January 11, 20203 min read

Redefining the graphical assets of an established label like Revealed Recordings is a bold and risky move. However, if done correctly, it can add some freshness to the branding and improve its social media facet. If last year’s one hit the sweet spot, the present attempt flies right past the bullseye, for us.

The foremost of the issues begin with the font. Bebas Neue has always been Revealed’s unique layout, and despite adopting another appreciable style, we can’t comprehend the necessity of this choice. The risk of upsetting the usual and recognised illustration is extremely high and there aren’t any noticeable advantages. Following the trend of “thicker” letters wasn’t compulsory.

Then the “grunge” style, amalgamated with the gritty look is extremely familiar.
Is it strange? No way, it isn’t, especially considering that it seems highly inspired by the Musical Freedom and STMPD ones, who take notes from the trending underground Hip-Hop arts. Fortunately, the competitors mostly release Bass/Electro House, which suits the dark and “underground” essence of the design.

Rebrand

Revealed, however, simply cloned a trendy format without second thoughts. In addition to that, adopting the torn paper effects on the borders and the middle fold for EVERY future art-work seems not only a debatable choice (a clichè, in the designer community) but half-baked and not befitting (that’s not a manuscript, but an EDM release!).

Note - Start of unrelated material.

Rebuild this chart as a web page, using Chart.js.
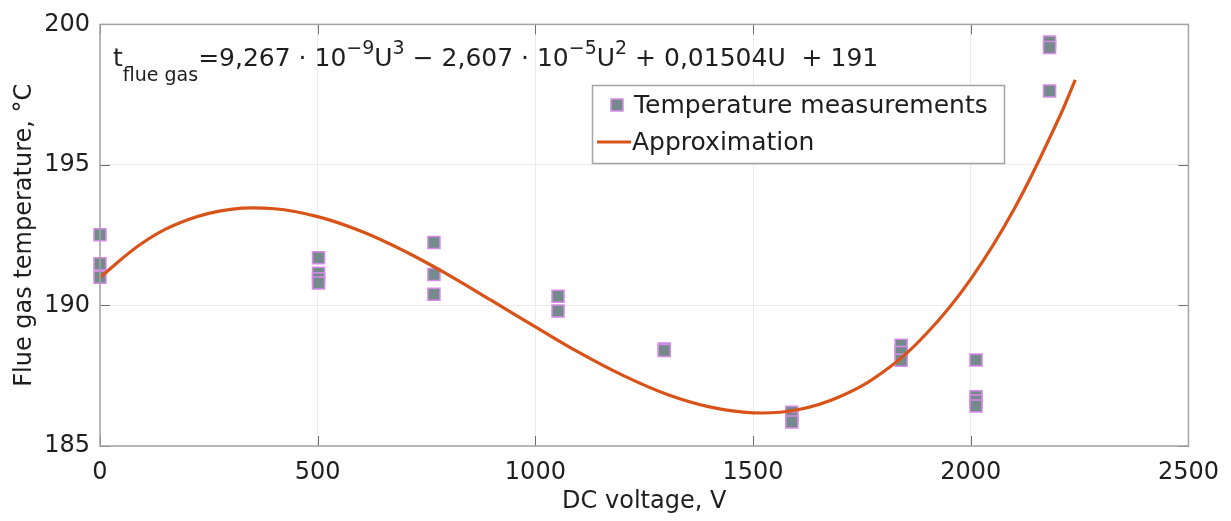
<!DOCTYPE html>
<html>
<head>
<meta charset="utf-8">
<script src="https://cdn.jsdelivr.net/npm/chart.js@4.4.1/dist/chart.umd.min.js"></script>
<style>
  html, body { margin: 0; background: #fff; }
  canvas { display: block; }
</style>
</head>
<body>
<canvas id="flueChart" width="1231" height="521"></canvas>
<script>
/* ══ Flue gas temperature vs DC voltage ══ */

const MEAS_U = [0, 0, 0, 502, 502, 502, 502, 767, 767, 767, 1052, 1052, 1296, 1296,
                1589, 1589, 1589, 1840, 1840, 1840, 2012, 2012, 2012, 2012, 2181, 2181, 2181];
const MEAS_T = [192.52, 191.48, 191.0, 191.7, 191.15, 190.95, 190.8, 192.24, 191.1, 190.4, 190.33, 189.8, 188.45, 188.4,
                186.2, 186.0, 185.85, 188.58, 188.33, 188.05, 188.06, 186.75, 186.6, 186.42, 199.37, 199.18, 197.63];

// Approximation curve, tabulated every 100 V up to its end at 2240 V
const FIT_U = [0, 100, 200, 300, 400, 500, 600, 700, 800, 900, 1000, 1100, 1200,
               1300, 1400, 1500, 1600, 1700, 1800, 1900, 2000, 2100, 2200, 2240];
const FIT_T = [191.0, 192.25, 193.04, 193.42, 193.44, 193.16, 192.64, 191.93, 191.09, 190.17, 189.24, 188.33, 187.52,
               186.85, 186.39, 186.18, 186.28, 186.76, 187.65, 189.03, 190.94, 193.44, 196.58, 198.03];

const X_TICKS = [0, 500, 1000, 1500, 2000, 2500];
const Y_TICKS = [185, 190, 195, 200];

const FONT = "'DejaVu Sans', sans-serif";
const TXT = '#1e1e1e';
const BOX = '#a3a3a3';
const LINE_C = '#d95319';
const MARK_FILL = '#748a8c';
const MARK_EDGE = '#d88ae8';

// Equation pieces: [text, level]  level 0 = base, -1 = subscript, 1 = superscript
const EQ_PARTS = [
  ['t', 0], ['flue gas', -1], ['=9,267 \u00b7 10', 0], ['\u22129', 1], ['U', 0], ['3', 1],
  [' \u2212 2,607 \u00b7 10', 0], ['\u22125', 1], ['U', 0], ['2', 1], [' + 0,01504U  + 191', 0]
];

function drawEquation(cx, x, y) {
  cx.save();
  cx.fillStyle = TXT; cx.textBaseline = 'alphabetic'; cx.textAlign = 'left';
  EQ_PARTS.forEach(([txt, lvl]) => {
    cx.font = (lvl === 0 ? 25 : 19) + 'px ' + FONT;
    const dy = lvl === -1 ? 15 : lvl === 1 ? -12 : 0;
    cx.fillText(txt, x, y + dy);
    x += cx.measureText(txt).width;
  });
  cx.restore();
}

function drawLegend(cx) {
  cx.save();
  cx.fillStyle = '#fff'; cx.fillRect(592.5, 85.5, 412, 78);
  cx.strokeStyle = BOX; cx.lineWidth = 1.5; cx.strokeRect(592.5, 85.5, 412, 78);
  // marker entry
  cx.fillStyle = MARK_FILL; cx.strokeStyle = MARK_EDGE; cx.lineWidth = 1.5;
  cx.fillRect(611, 99, 12, 12); cx.strokeRect(611, 99, 12, 12);
  // line entry
  cx.strokeStyle = LINE_C; cx.lineWidth = 3;
  cx.beginPath(); cx.moveTo(597, 142); cx.lineTo(631, 142); cx.stroke();
  cx.fillStyle = TXT; cx.font = '25px ' + FONT; cx.textBaseline = 'middle';
  cx.fillText('Temperature measurements', 634, 106);
  cx.fillText('Approximation', 632, 143);
  cx.restore();
}

const framePlugin = {
  id: 'matlabFrame',
  afterDraw(chart) {
    const { ctx: cx, chartArea: { left, right, top, bottom }, scales: { x, y } } = chart;
    cx.save();
    // ── inward tick marks on all four sides ──
    cx.strokeStyle = '#6e6e6e'; cx.lineWidth = 1;
    cx.beginPath();
    X_TICKS.forEach(v => {
      const px = Math.round(x.getPixelForValue(v)) + 0.5;
      cx.moveTo(px, bottom); cx.lineTo(px, bottom - 10);
      cx.moveTo(px, top); cx.lineTo(px, top + 10);
    });
    Y_TICKS.forEach(v => {
      const py = Math.round(y.getPixelForValue(v)) + 0.5;
      cx.moveTo(left, py); cx.lineTo(left + 10, py);
      cx.moveTo(right, py); cx.lineTo(right - 10, py);
    });
    cx.stroke();
    // ── axes box ──
    cx.strokeStyle = BOX; cx.lineWidth = 1.5;
    cx.strokeRect(left, top, right - left, bottom - top);
    cx.restore();

    drawEquation(cx, 113, 66);
    drawLegend(cx);
  }
};

new Chart(document.getElementById('flueChart').getContext('2d'), {
  type: 'scatter',
  data: {
    datasets: [
      {
        label: 'Temperature measurements',
        data: MEAS_U.map((u, i) => ({ x: u, y: MEAS_T[i] })),
        pointStyle: 'rect', pointRadius: 8.5,
        backgroundColor: MARK_FILL, borderColor: MARK_EDGE, borderWidth: 1.5,
        clip: false,
        order: 2
      },
      {
        label: 'Approximation',
        type: 'line',
        data: FIT_U.map((u, i) => ({ x: u, y: FIT_T[i] })),
        borderColor: LINE_C, borderWidth: 3.2, pointRadius: 0,
        tension: 0.4, fill: false,
        order: 1
      }
    ]
  },
  options: {
    responsive: false, animation: false,
    layout: { padding: { left: 0, right: 39, top: 21, bottom: 0 } },
    plugins: { legend: { display: false }, tooltip: { enabled: false } },
    scales: {
      x: {
        type: 'linear', min: 0, max: 2500,
        afterBuildTicks: s => { s.ticks = X_TICKS.map(v => ({ value: v })); },
        afterFit: s => { s.height = 75; },
        ticks: { color: TXT, font: { size: 24, family: FONT }, padding: 12, maxRotation: 0, callback: v => String(v) },
        grid: { color: '#ebebeb', drawTicks: false },
        border: { display: false },
        title: { display: true, text: 'DC voltage, V', color: TXT, font: { size: 24, family: FONT }, padding: { top: 0, bottom: 5 } }
      },
      y: {
        type: 'linear', min: 185, max: 200,
        afterBuildTicks: s => { s.ticks = Y_TICKS.map(v => ({ value: v })); },
        afterFit: s => { s.width = 100; },
        ticks: { color: TXT, font: { size: 24, family: FONT }, padding: 10, callback: v => String(v) },
        grid: { color: '#ebebeb', drawTicks: false },
        border: { display: false },
        title: { display: true, text: 'Flue gas temperature, \u00b0C', color: TXT, font: { size: 24, family: FONT }, padding: { top: 10, bottom: 0 } }
      }
    }
  },
  plugins: [framePlugin]
});
</script>
</body>
</html>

Speaking about Radar, the new “community” sublabel, this minimal design doesn’t change for every release (STMPD and MF have excellent artists that craft unique visuals every time), but simply switches a generic abstract background and the logo color, more like DOORN… The label with possibly the most unmodish designs. Say after fifty releases, the approach will become unbearable to see.

Rebrand

Revealed Radar may have potential, but upon introspection, it is nothing but a downgrade of an already simple blueprint for us. The insane amount of releases (three per week) keeps overshadowing the few quality tunes in there, and this method isn’t helping.

Previous year re-brand was highly praised by the community and fan-base… This non-essential move caught us by surprise, and not in a pleasing way. Only time will unveil what the Dutch imprint will settle for, because we are just judging the book by its cover, for now… Content always (in this case, music & management choices) is the key to audience engagement.